まず第一に考えなければならないのは何故ボーハイムの腕時計は映像で14:26を指していたか、である。その原因の1つ目が撲殺の瞬間に壊れた=犯行時刻が14:26であり、止まった時計が実は犯行時刻を指し示していた可能性である。もう一つはボーハイムの職業に関わるのだが、彼は自動車部品メーカーの大株主であり実業家である。小説内ではもうすぐアルザスのネジメーカーを買収する予定があるとの言及もあり、海外への出張も多かろう。

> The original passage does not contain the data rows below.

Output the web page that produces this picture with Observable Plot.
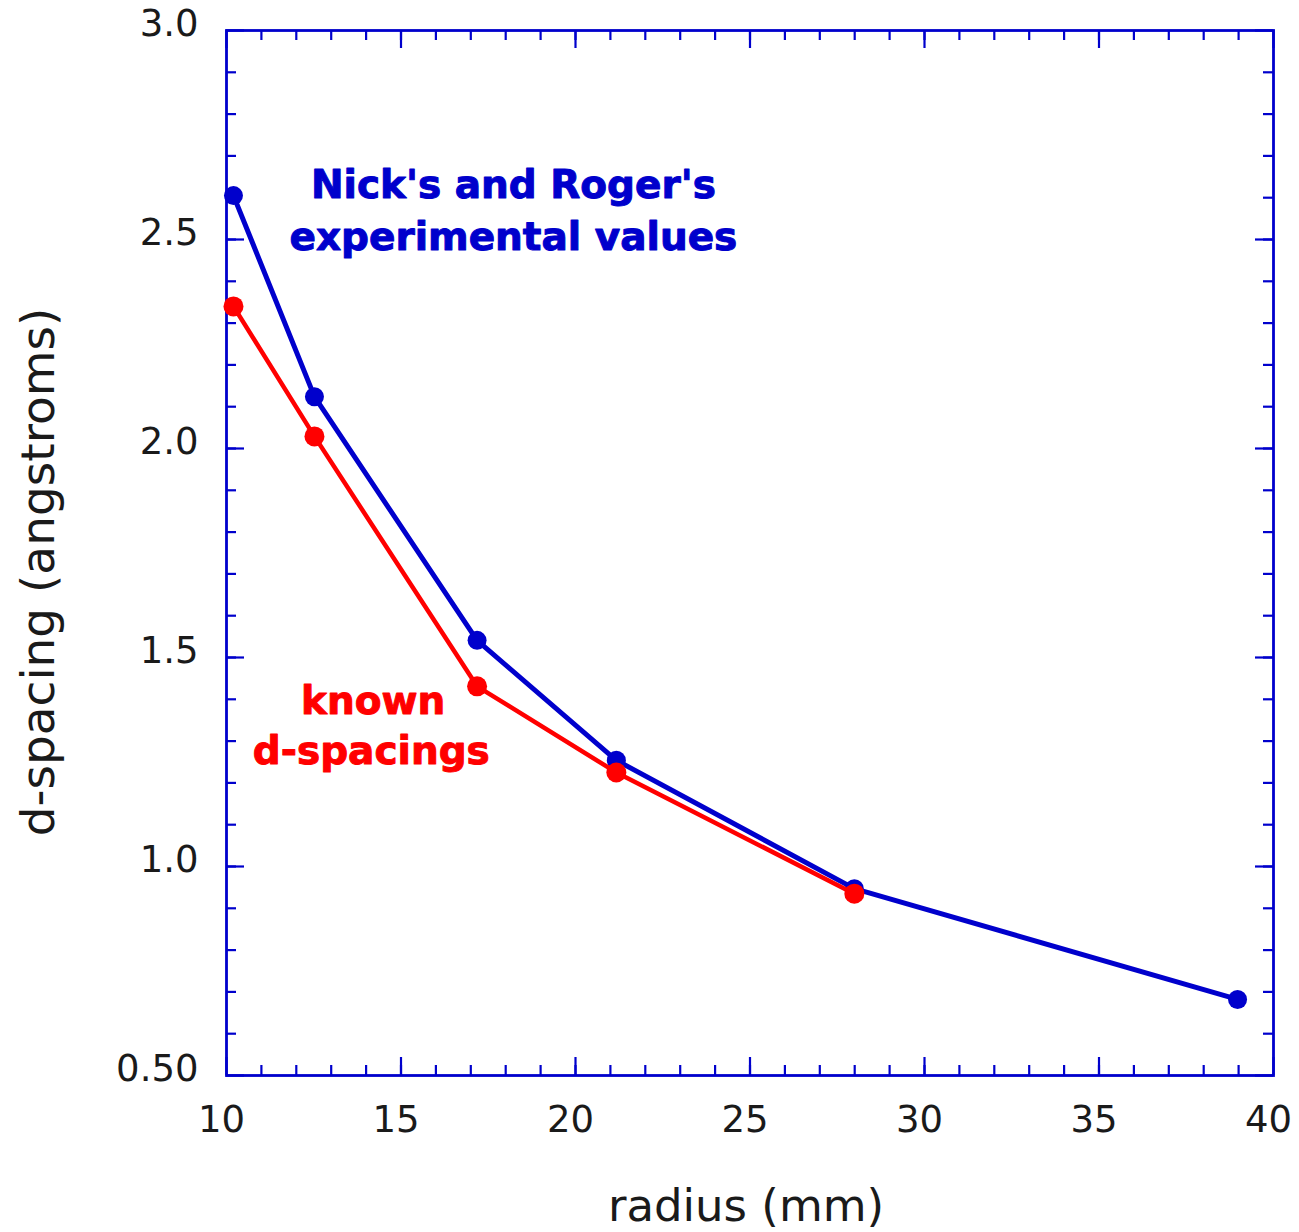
<!DOCTYPE html>
<html>
<head>
<meta charset="utf-8">
<script src="https://cdn.jsdelivr.net/npm/d3@7"></script>
<script src="https://cdn.jsdelivr.net/npm/@observablehq/plot@0.6"></script>
<style>
  html, body { margin: 0; padding: 0; background: #fff; }
  #chart svg { display: block; }
</style>
</head>
<body>
<div id="chart"></div>
<script>
// ---- data ----
const radius = [10.2, 12.52, 17.18, 21.17, 27.99, 38.97];
const experimental = [2.605, 2.124, 1.541, 1.254, 0.947, 0.682];
const known = [2.340, 2.029, 1.431, 1.225, 0.935];

const xTickValues = [10, 15, 20, 25, 30, 35, 40];
const xMinorValues = d3.range(11, 40, 1);
const yTickValues = [0.5, 1.0, 1.5, 2.0, 2.5, 3.0];
const yTickLabels = ["0.50", "1.0", "1.5", "2.0", "2.5", "3.0"];
const yMinorValues = d3.range(6, 30, 1).map(d => d / 10);

const labelText = ["Nick's and Roger's", "experimental values", "known", "d-spacings"];
const labelX = [18.22, 18.22, 14.2, 14.15];
const labelY = [2.600, 2.476, 1.366, 1.246];
const labelSeries = ["exp", "exp", "known", "known"];

const BLUE = "#0000cc";
const RED = "#ff0000";

const expData = radius.map((r, i) => ({r, d: experimental[i]}));
const knownData = known.map((d, i) => ({r: radius[i], d}));
const labels = labelText.map((t, i) => ({t, x: labelX[i], y: labelY[i], s: labelSeries[i]}));

const W = 1299, H = 1232;
const mL = 226, mR = 26, mT = 30, mB = 157;
const fw = W - mL - mR, fh = H - mT - mB;
const FONT = "DejaVu Sans, Verdana, sans-serif";

const minorLen = 10, majorLen = 18;

const plot = Plot.plot({
  width: W,
  height: H,
  marginLeft: mL,
  marginRight: mR,
  marginTop: mT,
  marginBottom: mB,
  style: {fontFamily: FONT, background: "#fff", color: "#1a1a1a"},
  x: {domain: [10, 40]},
  y: {domain: [0.5, 3.0]},
  marks: [
    // tick marks (inward, all four sides)
    Plot.tickX(xMinorValues, {x: d => d, insetTop: fh - minorLen, stroke: BLUE, strokeWidth: 2.2}),
    Plot.tickX(xMinorValues, {x: d => d, insetBottom: fh - minorLen, stroke: BLUE, strokeWidth: 2.2}),
    Plot.tickX(xTickValues, {x: d => d, insetTop: fh - majorLen, stroke: BLUE, strokeWidth: 2.2}),
    Plot.tickX(xTickValues, {x: d => d, insetBottom: fh - majorLen, stroke: BLUE, strokeWidth: 2.2}),
    Plot.tickY(yMinorValues, {y: d => d, insetRight: fw - minorLen, stroke: BLUE, strokeWidth: 2.2}),
    Plot.tickY(yMinorValues, {y: d => d, insetLeft: fw - minorLen, stroke: BLUE, strokeWidth: 2.2}),
    Plot.tickY(yTickValues, {y: d => d, insetRight: fw - majorLen, stroke: BLUE, strokeWidth: 2.2}),
    Plot.tickY(yTickValues, {y: d => d, insetLeft: fw - majorLen, stroke: BLUE, strokeWidth: 2.2}),
    Plot.frame({stroke: BLUE, strokeWidth: 2.8}),
    // tick labels
    Plot.axisX(xTickValues, {anchor: "bottom", tickSize: 0, tickPadding: 30, fontSize: 37, dx: -5, label: null, fill: "#1a1a1a"}),
    Plot.axisY(yTickValues, {anchor: "left", tickSize: 0, tickPadding: 28, fontSize: 37, dy: -6, label: null, fill: "#1a1a1a",
      tickFormat: d => yTickLabels[yTickValues.indexOf(d)]}),
    // axis titles
    Plot.text(["radius (mm)"], {frameAnchor: "bottom", text: d => d, dy: 145, dx: -4, lineAnchor: "bottom", textAnchor: "middle", fontSize: 45, fill: "#1a1a1a"}),
    Plot.text(["d-spacing (angstroms)"], {frameAnchor: "left", text: d => d, rotate: -90, dx: -173, dy: 19, lineAnchor: "bottom", textAnchor: "middle", fontSize: 47, fill: "#1a1a1a"}),
    // series
    Plot.line(expData, {x: "r", y: "d", stroke: BLUE, strokeWidth: 5, strokeLinejoin: "round"}),
    Plot.dot(expData, {x: "r", y: "d", r: 9.5, fill: BLUE}),
    Plot.line(knownData, {x: "r", y: "d", stroke: RED, strokeWidth: 4.5, strokeLinejoin: "round"}),
    Plot.dot(knownData, {x: "r", y: "d", r: 10, fill: RED}),
    // annotations
    Plot.text(labels, {x: "x", y: "y", text: "t", lineAnchor: "bottom", textAnchor: "middle",
      fill: d => d.s === "exp" ? BLUE : RED, stroke: d => d.s === "exp" ? BLUE : RED, strokeWidth: 1,
      fontSize: 39, fontWeight: "bold"})
  ]
});

document.getElementById("chart").appendChild(plot);
</script>
</body>
</html>
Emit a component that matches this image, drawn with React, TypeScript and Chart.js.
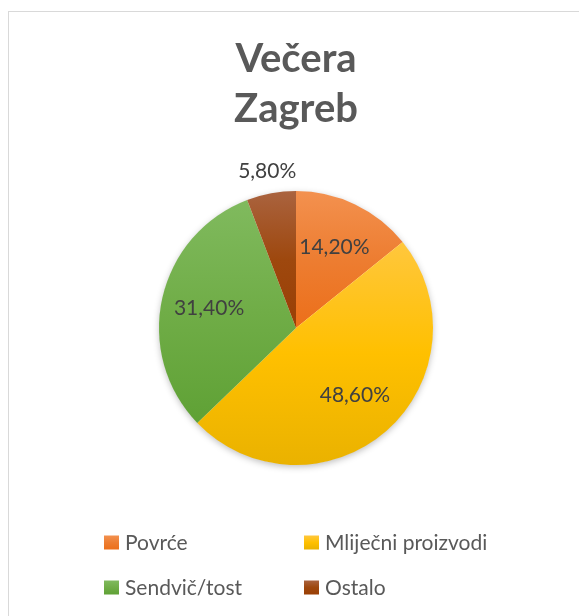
import React, { useEffect, useRef } from "react";
import { Chart, registerables } from "chart.js";

Chart.register(...registerables);

const titleLines = ["Večera", "Zagreb"];
const categories = ["Povrće", "Mliječni proizvodi", "Sendvič/tost", "Ostalo"];
const values = [14.2, 48.6, 31.4, 5.8];
const baseColors = ["#ED7D31", "#FFC000", "#70AD47", "#9E480E"];
const topColors = ["#F3914F", "#FFC73D", "#80BA5E", "#AA633F"];
const bottomColors = ["#EC6F1A", "#EAB200", "#5FA135", "#9A3F05"];

const FONT = "Lato, 'Open Sans', sans-serif";
const TEXT = "#595959";
const LABEL = "#404040";

function inRange(theta: number, a: number, b: number) {
  for (let k = -2; k <= 2; k++) {
    const t = theta + 2 * Math.PI * k;
    if (t >= a && t <= b) return true;
  }
  return false;
}

function sliceGradient(chart: any, index: number) {
  const area = chart.chartArea;
  if (!area) return baseColors[index];
  const cx = (area.left + area.right) / 2;
  const cy = (area.top + area.bottom) / 2;
  const r = Math.min(area.right - area.left, area.bottom - area.top) / 2;
  const total = values.reduce((s, v) => s + v, 0);
  let cum = 0;
  for (let i = 0; i < index; i++) cum += values[i];
  const a0 = -Math.PI / 2 + (2 * Math.PI * cum) / total;
  const a1 = a0 + (2 * Math.PI * values[index]) / total;
  const ys = [cy, cy + r * Math.sin(a0), cy + r * Math.sin(a1)];
  if (inRange(-Math.PI / 2, a0, a1)) ys.push(cy - r);
  if (inRange(Math.PI / 2, a0, a1)) ys.push(cy + r);
  const y0 = Math.min(...ys);
  const y1 = Math.max(...ys);
  const g = chart.ctx.createLinearGradient(0, y0, 0, y1 === y0 ? y0 + 1 : y1);
  g.addColorStop(0, topColors[index]);
  g.addColorStop(0.5, baseColors[index]);
  g.addColorStop(1, bottomColors[index]);
  return g;
}

const shadowPlugin = {
  id: "pieShadow",
  beforeDatasetsDraw(chart: any) {
    const arc = chart.getDatasetMeta(0).data[0];
    if (!arc) return;
    const { x, y, outerRadius } = arc.getProps(["x", "y", "outerRadius"], true);
    const ctx = chart.ctx;
    ctx.save();
    ctx.shadowColor = "rgba(0,0,0,0.28)";
    ctx.shadowBlur = 7;
    ctx.shadowOffsetX = 0;
    ctx.shadowOffsetY = 2;
    ctx.fillStyle = "#ffffff";
    ctx.beginPath();
    ctx.arc(x, y, outerRadius - 0.5, 0, Math.PI * 2);
    ctx.fill();
    ctx.restore();
  },
};

const labelPlugin = {
  id: "sliceLabels",
  afterDatasetsDraw(chart: any) {
    const ctx = chart.ctx;
    const meta = chart.getDatasetMeta(0);
    ctx.save();
    ctx.font = `21px ${FONT}`;
    ctx.fillStyle = LABEL;
    ctx.textAlign = "center";
    ctx.textBaseline = "middle";
    meta.data.forEach((arc: any, i: number) => {
      const { x, y, startAngle, endAngle, outerRadius } = arc.getProps(
        ["x", "y", "startAngle", "endAngle", "outerRadius"],
        true
      );
      const mid = (startAngle + endAngle) / 2;
      const dist = values[i] < 10 ? outerRadius * 1.16 : outerRadius * 0.65;
      const tx = x + Math.cos(mid) * dist;
      const ty = y + Math.sin(mid) * dist;
      const txt = values[i].toFixed(2).replace(".", ",") + "%";
      ctx.fillText(txt, tx, ty);
    });
    ctx.restore();
  },
};

const legendPlugin = {
  id: "gridLegend",
  afterDraw(chart: any) {
    const ctx = chart.ctx;
    const colX = [104, 304];
    const rowBoxTop = [535.5, 580.5];
    const rowBaseline = [549.5, 595];
    ctx.save();
    ctx.font = `21px ${FONT}`;
    ctx.textAlign = "left";
    ctx.textBaseline = "alphabetic";
    categories.forEach((name, i) => {
      const col = i % 2;
      const row = Math.floor(i / 2);
      const bx = colX[col];
      const by = rowBoxTop[row];
      const g = ctx.createLinearGradient(0, by, 0, by + 14);
      g.addColorStop(0, topColors[i]);
      g.addColorStop(0.5, baseColors[i]);
      g.addColorStop(1, bottomColors[i]);
      ctx.fillStyle = g;
      ctx.fillRect(bx, by, 15, 14);
      ctx.fillStyle = TEXT;
      ctx.fillText(name, bx + 21, rowBaseline[row]);
    });
    ctx.restore();
  },
};

export default function App() {
  const ref = useRef<HTMLCanvasElement | null>(null);
  useEffect(() => {
    if (!ref.current) return;
    const chart = new Chart(ref.current, {
      type: "pie",
      data: {
        labels: categories,
        datasets: [
          {
            data: values,
            backgroundColor: (c: any) => sliceGradient(c.chart, c.dataIndex),
            borderWidth: 0,
          },
        ],
      },
      options: {
        responsive: false,
        animation: false,
        devicePixelRatio: 1,
        rotation: 0,
        layout: { padding: { top: 0, left: 159, right: 146, bottom: 151 } },
        plugins: {
          legend: { display: false },
          tooltip: { enabled: false },
          title: {
            display: true,
            text: titleLines,
            color: TEXT,
            font: { family: FONT, size: 40, weight: "bold", lineHeight: 1.265 },
            padding: { top: 33.5, bottom: 56.3 },
          },
        },
      },
      plugins: [shadowPlugin, labelPlugin, legendPlugin],
    } as any);
    return () => chart.destroy();
  }, []);

  return (
    <div
      style={{
        position: "fixed",
        left: 0,
        top: 0,
        width: 579,
        height: 616,
        overflow: "hidden",
        background: "#ffffff",
      }}
    >
      <div
        style={{
          position: "absolute",
          left: 8,
          top: 11,
          width: 700,
          height: 700,
          border: "1px solid #D9D9D9",
          boxSizing: "border-box",
        }}
      />
      <canvas
        ref={ref}
        width={579}
        height={616}
        style={{ position: "absolute", left: 0, top: 0, width: 579, height: 616 }}
      />
    </div>
  );
}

ドイツのサマータイム中の時刻はUTC+2である。つまり非サマータイムのドイツ(UTC+1)より1時間進んでいる。では、仮にボーハイムが、ドイツより時間の“遅い”国、たとえばイギリス(UTC+0、夏時間中は+1)に出張していたとしたらどうか。
彼がロンドン出張から戻ったばかりで、腕時計の設定を戻していなかったと仮定しても──それが指すのはせいぜい15:26である。16:26と14:26という“2時間のズレ”を正当化するには、どうしても無理がある。
残る仮説はただ一つ。彼が常にUTC±0を基準とした時計を着けていた可能性だ。パイロットや国際ビジネスマンのように、日常的に国境を越える職業であれば、当時の環境下(GPSやスマートフォンがまだ普及しきっていない)において、固定タイムゾーンの時計を使う実用的理由があったとしてもおかしくない。ボーハイムがそうであった明確な描写はない。だが、否定する材料もまた存在しない。

つまり結局読者が辿り着くのは、

  • ボーハイムが殺した。14:26はまさに犯行時刻で時計はその瞬間止まった
  • 誰が殺したかはわからない。アッバスが有力だが、ボーハイムはUTC±0時計を着けていた可能性

という二つの平行線だ。

恐ろしいのは、もしかしたらシーラッハが最後にアッバスに疑いの目を向けたことそれ自体がポーズだったのかもしれない、ということ。この平行線に(シーラッハは)気づいておきながら、作中では(語り手)にアッバスへの疑いを語らせたのだとしたら。その疑いを補強するように、どちらの場合でもボーハイムが16:00に会合に出たという事実が宙に浮いたまま残る。いずれにせよこの決定不可能性。それこそがこの小説の第3層であると僕は考えている。